I think, and again, I'm guessing here, that DFW saw religion in much the same way -- that there's something real and helpful there and all this intelligence and education and ironical detachment gets in the way of that. I hope he didn't neglect what would most likely have helped -- professional psychological treatment -- for religion.
Religion is somewhat correlated with happiness and longevity, but I suspect that if you're an educated, intelligent depressed non-believer, psychological treatment is more likely to help than attempting to convince yourself to believe.
DFW's essays were perhaps even better than his novels. My favorite is "Tennis Player Michael Joyce's Professional Artistry as a Paradigm of Certain Stuff about Choice, Freedom, Discipline, Joy, Grotesquerie and Human Completeness," collected in A Supposedly Fun Thing I'll Never Do Again. (His work sounds pretentious, but when you get to know it, you see that he's using literary playfulness as a tool. He's not just showing off.)

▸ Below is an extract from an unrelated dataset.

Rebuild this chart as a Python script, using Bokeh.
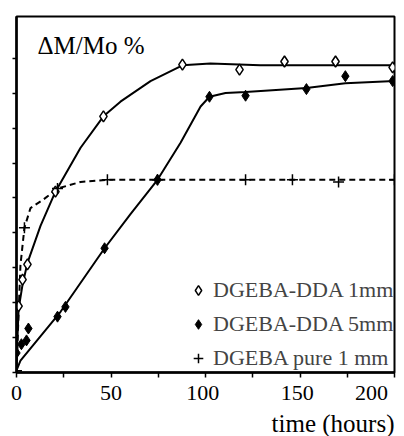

DFW was the editor of The Best American Essays 2007, and his introduction to that book is itself a brilliant essay. I was a little underwhelmed by Host, an essay about right-wing talk radio host John Ziegler, but it's worth a read. He also wrote an essay about John McCain in 2000 for Rolling Stone, which has now become a book. Here's an interview with the Wall Street Journal about the book.
Here is David Foster Wallace on Charlie Rose. Skip to 23:15:
Fan site The Howling Fantods has everything you'd ever want to know about DFW.
(Public service announcement: If you are depressed or think you might be, please get yourself a good psychologist. It's not something you have to figure out on your own or trust your religious tradition to help you with. I see a psychologist myself. Feel free to email me.)
Update: According to the NY Times obit, Wallace was receiving medical care:
His father said Sunday that Mr. Wallace had been taking medication for depression for 20 years and that it had allowed his son to be productive. It was something the writer didn’t discuss, though in interviews he gave a hint of his haunting angst...
James Wallace said that last year his son had begun suffering side effects from the drugs and, at a doctor’s suggestion, had gone off the medication in June 2007. The depression returned, however, and no other treatment was successful. The elder Wallaces had seen their son in August, he said.
“He was being very heavily medicated,” he said. “He’d been in the hospital a couple of times over the summer and had undergone electro-convulsive therapy. Everything had been tried, and he just couldn’t stand it anymore.”